January 18, 2013
WASHINGTON — Most Americans think jarring economic problems will erupt if lawmakers fail to increase the government's borrowing limit. Yet they're torn over how or even whether to raise it, leaning toward Republican demands that any boost be accompanied by spending cuts.
According to an Associated Press-GfK poll, 53 percent say that if the debt limit is not extended and the United States defaults, the country will face a major economic crisis. An additional 27 percent say such a crisis would be somewhat likely, while only 17 percent largely dismiss the prospects of such damage.

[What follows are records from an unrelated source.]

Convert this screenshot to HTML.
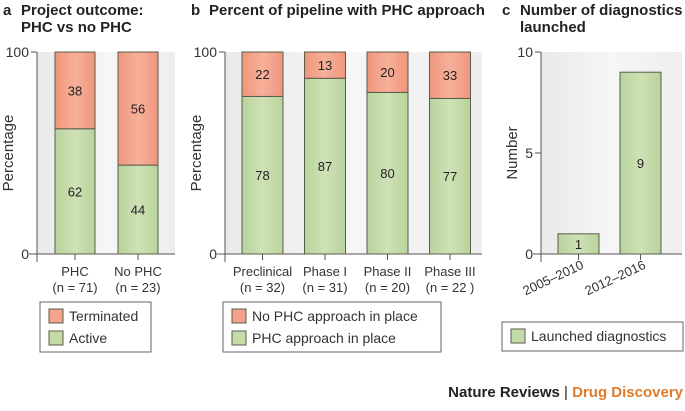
<!DOCTYPE html>
<html><head><meta charset="utf-8"><style>
body{margin:0;background:#fff;font-family:"Liberation Sans",sans-serif;}
svg text{font-family:"Liberation Sans",sans-serif;}
</style></head><body>
<svg id="c" width="685" height="406" xmlns="http://www.w3.org/2000/svg">
<defs><linearGradient id="bg" x1="0" x2="1"><stop offset="0" stop-color="#e9e9e9"/><stop offset="0.5" stop-color="#f6f6f6"/><stop offset="1" stop-color="#eeeeee"/></linearGradient>
<linearGradient id="gg" x1="0" x2="1"><stop offset="0" stop-color="#b8d39c"/><stop offset="0.5" stop-color="#cfe1b6"/><stop offset="1" stop-color="#b8d39c"/></linearGradient>
<linearGradient id="rg" x1="0" x2="1"><stop offset="0" stop-color="#f0967c"/><stop offset="0.5" stop-color="#f6b09a"/><stop offset="1" stop-color="#f0967c"/></linearGradient></defs>
<g id="g"></g>
</svg>
<script>
const aCats=["PHC","No PHC"], aN=["71","23"], aActive=[62,44], aTerm=[38,56];
const bCats=["Preclinical","Phase I","Phase II","Phase III"], bN=["32","31","20","22 "], bIn=[78,87,80,77], bNo=[22,13,20,33];
const cCats=["2005–2010","2012–2016"], cVals=[1,9];
const cTicks=[0,5,10];
const NS="http://www.w3.org/2000/svg", G=document.getElementById('g');
function el(t,a,txt,name,inter){const e=document.createElementNS(NS,t);for(const k in a)e.setAttribute(k,a[k]);if(txt!==undefined)e.textContent=txt;


G.appendChild(e);return e;}
const Y0=254,Y1=52;
function yS(v,max){return Y0-(v/max)*(Y0-Y1);}
function title(x,letter,lines){el('text',{x:x,y:15,'font-size':15,'font-weight':'bold',fill:'#222'},letter,'panel-letter');
lines.forEach((l,i)=>el('text',{x:x+18,y:15+i*17,'font-size':15,'font-weight':'bold',fill:'#222'},l,'panel-title'));}
function axis(ax,right,ticks,max,label){
 el('rect',{x:ax,y:Y1,width:right-ax,height:Y0-Y1,fill:'url(#bg)'},undefined,'plot-background');
 el('line',{x1:ax,y1:Y1,x2:ax,y2:Y0+8,stroke:'#555','stroke-width':1},undefined,'y-axis');
 el('line',{x1:ax-8,y1:Y0,x2:right,y2:Y0,stroke:'#555','stroke-width':1},undefined,'x-axis');
 ticks.forEach(t=>{const y=yS(t,max);el('line',{x1:ax-6,y1:y,x2:ax,y2:y,stroke:'#555'},undefined,'y-tick');
 el('text',{x:ax-8,y:y+5,'font-size':14,'text-anchor':'end',fill:'#333'},String(t),'y-tick-label');});
 el('text',{transform:`translate(${ax-24},${(Y0+Y1)/2}) rotate(-90)`,'font-size':15,'text-anchor':'middle',fill:'#333'},label,'y-axis-title');}
function stacked(x0,step,w,cats,ns,low,high){
 cats.forEach((c,i)=>{const x=x0+i*step, cx=x+w/2;
  const ym=yS(low[i],100);
  el('rect',{x:x,y:ym,width:w,height:Y0-ym,fill:'url(#gg)',stroke:'#5b5b4b','stroke-width':1},undefined,'bar-active');
  el('rect',{x:x,y:Y1,width:w,height:ym-Y1,fill:'url(#rg)',stroke:'#5b5b4b','stroke-width':1},undefined,'bar-terminated');
  el('text',{x:cx,y:(ym+Y0)/2+5,'font-size':13,'text-anchor':'middle',fill:'#222'},String(low[i]),'value-label');
  el('text',{x:cx,y:(ym+Y1)/2+5,'font-size':13,'text-anchor':'middle',fill:'#222'},String(high[i]),'value-label');
  el('line',{x1:cx,y1:Y0,x2:cx,y2:Y0+6,stroke:'#555'},undefined,'x-tick');
  el('text',{x:cx,y:Y0+22,'font-size':13,'text-anchor':'middle',fill:'#333'},c,'x-tick-label');
  el('text',{x:cx,y:Y0+38,'font-size':13,'text-anchor':'middle',fill:'#333'},`(n = ${ns[i]})`,'x-tick-sublabel');});}
function legend(x,y,w,h,items){el('rect',{x:x,y:y,width:w,height:h,fill:'#fff',stroke:'#666'},undefined,'legend-box');
 items.forEach((it,i)=>{el('rect',{x:x+9,y:y+7+i*22,width:14,height:14,fill:it[1],stroke:'#5b5b4b'},undefined,'legend-swatch');
 el('text',{x:x+29,y:y+19+i*22,'font-size':14,fill:'#333'},it[0],'legend-entry');});}
// a
title(3,'a',['Project outcome:','PHC vs no PHC']);
axis(37,175,[0,100],100,'Percentage');
stacked(55,63,40,aCats,aN,aActive,aTerm);
legend(40,302,111,50,[['Terminated','#f4a38a'],['Active','#c5dba8']]);
// b
title(191,'b',['Percent of pipeline with PHC approach']);
axis(225,482,[0,100],100,'Percentage');
stacked(242,62.5,41,bCats,bN,bIn,bNo);
legend(223,302,218,50,[['No PHC approach in place','#f4a38a'],['PHC approach in place','#c5dba8']]);
// c
title(502,'c',['Number of diagnostics','launched']);
axis(541,682,cTicks,10,'Number');
cCats.forEach((c,i)=>{const x=558+i*62,w=41,cx=x+w/2,y=yS(cVals[i],10);
 el('rect',{x:x,y:y,width:w,height:Y0-y,fill:'url(#gg)',stroke:'#5b5b4b'},undefined,'bar-launched');
 el('text',{x:cx,y:(y+Y0)/2+5,'font-size':13,'text-anchor':'middle',fill:'#222'},String(cVals[i]),'value-label');
 el('line',{x1:cx,y1:Y0,x2:cx,y2:Y0+6,stroke:'#555'},undefined,'x-tick');
 el('text',{transform:`translate(${cx+6},${Y0+14}) rotate(-25)`,'font-size':13,'text-anchor':'end',fill:'#333'},c,'x-tick-label');});
legend(502,322,181,29,[['Launched diagnostics','#c5dba8']]);
// footer
const f=el('text',{x:683,y:397,'font-size':15,'font-weight':'bold','text-anchor':'end',fill:'#222'},'','footer-credit');
f.innerHTML='Nature Reviews <tspan font-weight="normal">|</tspan> <tspan fill="#e07b2a">Drug Discovery</tspan>';
</script>
</body></html>
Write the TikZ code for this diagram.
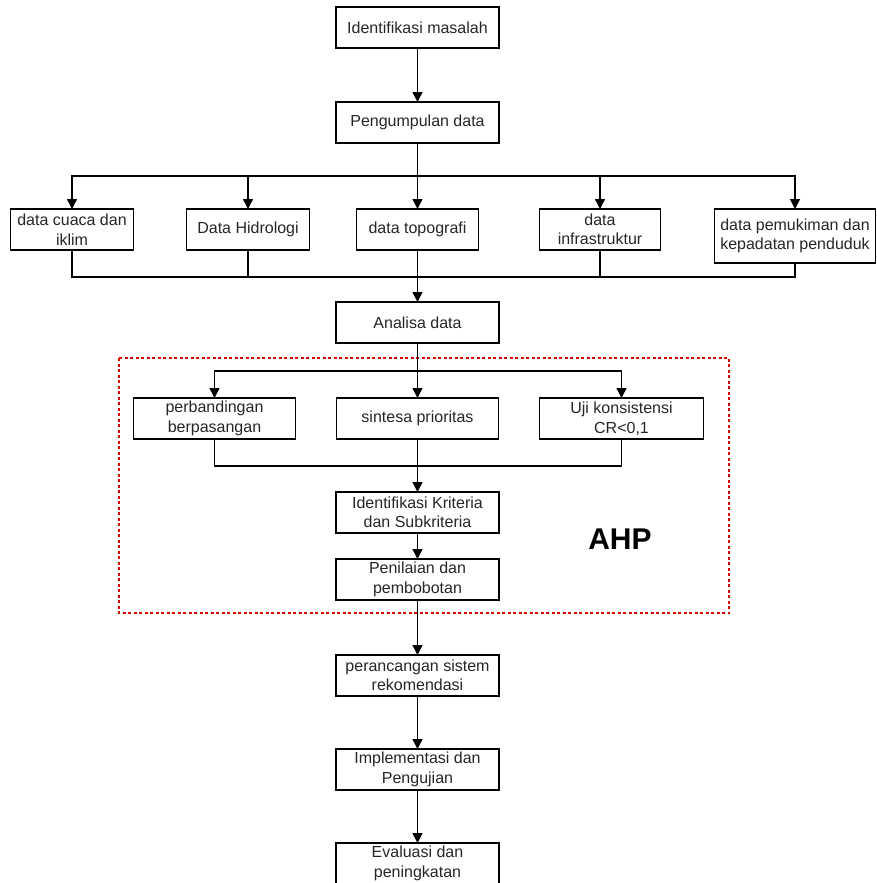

Separately, Republican officials said Wednesday that GOP lawmakers might seek a short-term extension of the debt limit, thus avoiding a default as early as next month by the U.S. Treasury while they try to negotiate spending cuts with President Barack Obama over the next few months. All options are on the table as far as we're concerned, Rep. Paul Ryan said at a House Republicans' retreat near Williamsburg, Va.
The poll's findings echo many economists' warnings that failure to raise the debt ceiling and the resulting, unprecedented federal default would risk wounding the world economy because many interest rates are pegged to the trustworthiness of the United States to pay its debts. Obama and many Republicans agree with that, though some GOP lawmakers eager to force Obama to accept spending cuts have downplayed a default's impact.
When asked which political path to follow, 39 percent of poll respondents support the insistence by House Speaker John Boehner, R-Ohio, and Senate Minority Leader Mitch McConnell, R-Ky., that deep spending cuts be attached to any measure increasing the debt ceiling.